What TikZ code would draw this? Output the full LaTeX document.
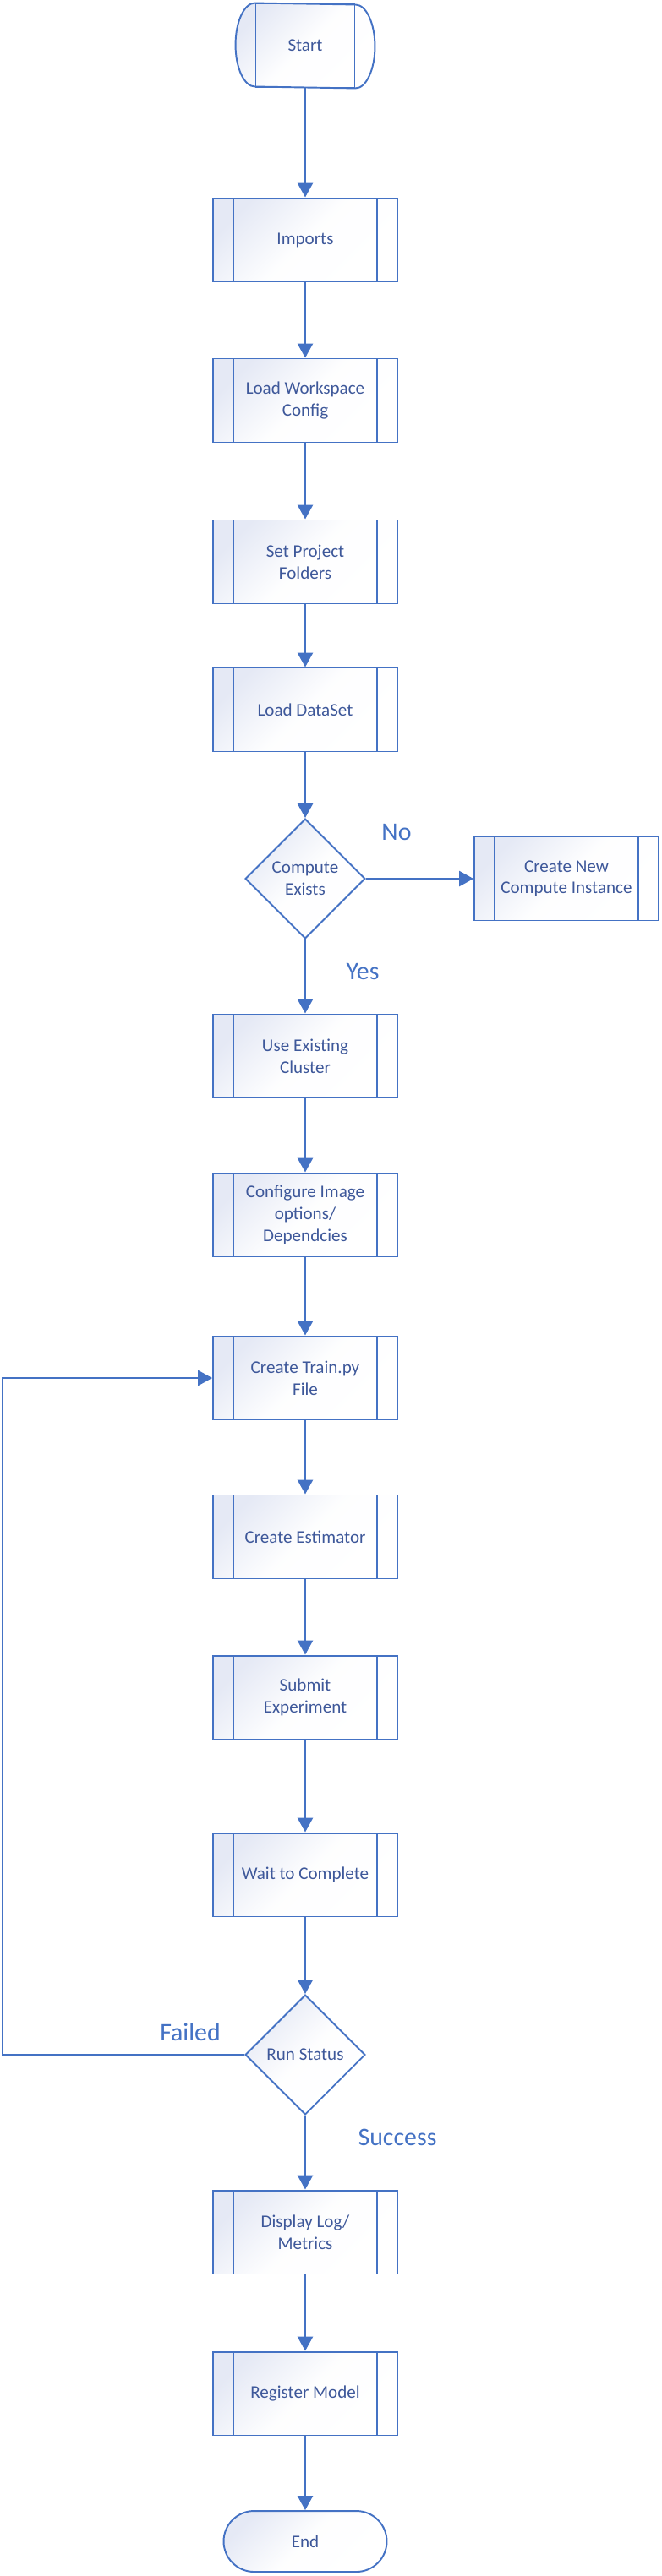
\documentclass[tikz,border=0pt]{standalone}
\usepackage{fontspec}
\setmainfont{Carlito}
\usetikzlibrary{shapes.geometric}
\usetikzlibrary{arrows.meta}
\usetikzlibrary{backgrounds}

\definecolor{flowline}{RGB}{68,114,196}
\definecolor{flowtext}{RGB}{62,88,154}
\definecolor{flowfill}{RGB}{229,233,245}

\begin{document}
\begin{tikzpicture}[x=0.02cm, y=-0.02cm,
  boxline/.style={draw=flowline, line width=1.1pt},
  softfill/.style={top color=flowfill, bottom color=white, middle color=white!94!flowfill, shading angle=45},
  boxtext/.style={text=flowtext, font=\fontsize{12}{14.6}\selectfont, align=center},
  procbox/.style={rectangle, boxline, softfill, boxtext, minimum width=4.36cm, minimum height=1.98cm, inner sep=0pt,
    path picture={\draw[flowline, line width=1.1pt]
      ([xshift=0.48cm]path picture bounding box.north west) -- ([xshift=0.48cm]path picture bounding box.south west)
      ([xshift=-0.48cm]path picture bounding box.north east) -- ([xshift=-0.48cm]path picture bounding box.south east);}},
  decide/.style={diamond, boxline, softfill, boxtext, minimum width=2.84cm, minimum height=2.84cm, inner sep=0pt},
  term/.style={rectangle, rounded corners=0.72cm, boxline, softfill, boxtext, minimum width=3.86cm, minimum height=1.44cm},
  flow/.style={draw=flowline, line width=1.5pt, -{Triangle[width=0.36cm,length=0.34cm]}},
  lbl/.style={text=flowline, font=\fontsize{17}{20}\selectfont}]

  \useasboundingbox (0,0) rectangle (783,3049);

  \node[boxline, boxtext, minimum width=2.34cm, minimum height=1.98cm, inner sep=0pt] (start) at (361,54) {Start};
  \begin{scope}[on background layer]
    \draw[boxline, softfill] (start.north west) arc[start angle=90, end angle=270, x radius=0.46cm, y radius=0.99cm]
      -- (start.south east) arc[start angle=-90, end angle=90, x radius=0.46cm, y radius=0.99cm] -- cycle;
  \end{scope}

  \node[procbox] (imports) at (361,284) {Imports};
  \node[procbox] (workspace) at (361,474) {Load Workspace\\Config};
  \node[procbox] (folders) at (361,665) {Set Project\\Folders};
  \node[procbox] (dataset) at (361,840) {Load DataSet};
  \node[decide] (compute) at (361,1040) {Compute\\Exists};
  \node[procbox] (newcompute) at (670,1040) {Create New\\Compute Instance};
  \node[procbox] (existing) at (361,1250) {Use Existing\\Cluster};
  \node[procbox] (configure) at (361,1438) {Configure Image\\options/\\Dependcies};
  \node[procbox] (train) at (361,1631) {Create Train.py\\File};
  \node[procbox] (estimator) at (361,1819) {Create Estimator};
  \node[procbox] (submit) at (361,2009) {Submit\\Experiment};
  \node[procbox] (wait) at (361,2219) {Wait to Complete};
  \node[decide] (runst) at (361,2432) {Run Status};
  \node[procbox] (display) at (361,2642) {Display Log/\\Metrics};
  \node[procbox] (register) at (361,2833) {Register Model};
  \node[term] (end) at (361,3008) {End};

  \node[lbl] (nolbl) at (469,985) {No};
  \node[lbl] (yeslbl) at (429,1150) {Yes};
  \node[lbl] (faillbl) at (225,2405) {Failed};
  \node[lbl] (oklbl) at (470,2530) {Success};

  \coordinate (loopcorner) at (3,1631);

  \draw[flow] (start) -- (imports);
  \draw[flow] (imports) -- (workspace);
  \draw[flow] (workspace) -- (folders);
  \draw[flow] (folders) -- (dataset);
  \draw[flow] (dataset) -- (compute);
  \draw[flow] (compute) -- (newcompute);
  \draw[flow] (compute) -- (existing);
  \draw[flow] (existing) -- (configure);
  \draw[flow] (configure) -- (train);
  \draw[flow] (train) -- (estimator);
  \draw[flow] (estimator) -- (submit);
  \draw[flow] (submit) -- (wait);
  \draw[flow] (wait) -- (runst);
  \draw[flow] (runst.west) -| (loopcorner) -- (train.west);
  \draw[flow] (runst) -- (display);
  \draw[flow] (display) -- (register);
  \draw[flow] (register) -- (end);
\end{tikzpicture}
\end{document}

▸ YOUR TASK
The pictures should not be reproduced; quote all of the other material exactly.

▸ SOLUTION
What TikZ code would draw this? Output the full LaTeX document.
\documentclass[tikz,border=0pt]{standalone}
\usepackage{fontspec}
\setmainfont{Carlito}
\usetikzlibrary{shapes.geometric}
\usetikzlibrary{arrows.meta}
\usetikzlibrary{backgrounds}

\definecolor{flowline}{RGB}{68,114,196}
\definecolor{flowtext}{RGB}{62,88,154}
\definecolor{flowfill}{RGB}{229,233,245}

\begin{document}
\begin{tikzpicture}[x=0.02cm, y=-0.02cm,
  boxline/.style={draw=flowline, line width=1.1pt},
  softfill/.style={top color=flowfill, bottom color=white, middle color=white!94!flowfill, shading angle=45},
  boxtext/.style={text=flowtext, font=\fontsize{12}{14.6}\selectfont, align=center},
  procbox/.style={rectangle, boxline, softfill, boxtext, minimum width=4.36cm, minimum height=1.98cm, inner sep=0pt,
    path picture={\draw[flowline, line width=1.1pt]
      ([xshift=0.48cm]path picture bounding box.north west) -- ([xshift=0.48cm]path picture bounding box.south west)
      ([xshift=-0.48cm]path picture bounding box.north east) -- ([xshift=-0.48cm]path picture bounding box.south east);}},
  decide/.style={diamond, boxline, softfill, boxtext, minimum width=2.84cm, minimum height=2.84cm, inner sep=0pt},
  term/.style={rectangle, rounded corners=0.72cm, boxline, softfill, boxtext, minimum width=3.86cm, minimum height=1.44cm},
  flow/.style={draw=flowline, line width=1.5pt, -{Triangle[width=0.36cm,length=0.34cm]}},
  lbl/.style={text=flowline, font=\fontsize{17}{20}\selectfont}]

  \useasboundingbox (0,0) rectangle (783,3049);

  \node[boxline, boxtext, minimum width=2.34cm, minimum height=1.98cm, inner sep=0pt] (start) at (361,54) {Start};
  \begin{scope}[on background layer]
    \draw[boxline, softfill] (start.north west) arc[start angle=90, end angle=270, x radius=0.46cm, y radius=0.99cm]
      -- (start.south east) arc[start angle=-90, end angle=90, x radius=0.46cm, y radius=0.99cm] -- cycle;
  \end{scope}

  \node[procbox] (imports) at (361,284) {Imports};
  \node[procbox] (workspace) at (361,474) {Load Workspace\\Config};
  \node[procbox] (folders) at (361,665) {Set Project\\Folders};
  \node[procbox] (dataset) at (361,840) {Load DataSet};
  \node[decide] (compute) at (361,1040) {Compute\\Exists};
  \node[procbox] (newcompute) at (670,1040) {Create New\\Compute Instance};
  \node[procbox] (existing) at (361,1250) {Use Existing\\Cluster};
  \node[procbox] (configure) at (361,1438) {Configure Image\\options/\\Dependcies};
  \node[procbox] (train) at (361,1631) {Create Train.py\\File};
  \node[procbox] (estimator) at (361,1819) {Create Estimator};
  \node[procbox] (submit) at (361,2009) {Submit\\Experiment};
  \node[procbox] (wait) at (361,2219) {Wait to Complete};
  \node[decide] (runst) at (361,2432) {Run Status};
  \node[procbox] (display) at (361,2642) {Display Log/\\Metrics};
  \node[procbox] (register) at (361,2833) {Register Model};
  \node[term] (end) at (361,3008) {End};

  \node[lbl] (nolbl) at (469,985) {No};
  \node[lbl] (yeslbl) at (429,1150) {Yes};
  \node[lbl] (faillbl) at (225,2405) {Failed};
  \node[lbl] (oklbl) at (470,2530) {Success};

  \coordinate (loopcorner) at (3,1631);

  \draw[flow] (start) -- (imports);
  \draw[flow] (imports) -- (workspace);
  \draw[flow] (workspace) -- (folders);
  \draw[flow] (folders) -- (dataset);
  \draw[flow] (dataset) -- (compute);
  \draw[flow] (compute) -- (newcompute);
  \draw[flow] (compute) -- (existing);
  \draw[flow] (existing) -- (configure);
  \draw[flow] (configure) -- (train);
  \draw[flow] (train) -- (estimator);
  \draw[flow] (estimator) -- (submit);
  \draw[flow] (submit) -- (wait);
  \draw[flow] (wait) -- (runst);
  \draw[flow] (runst.west) -| (loopcorner) -- (train.west);
  \draw[flow] (runst) -- (display);
  \draw[flow] (display) -- (register);
  \draw[flow] (register) -- (end);
\end{tikzpicture}
\end{document}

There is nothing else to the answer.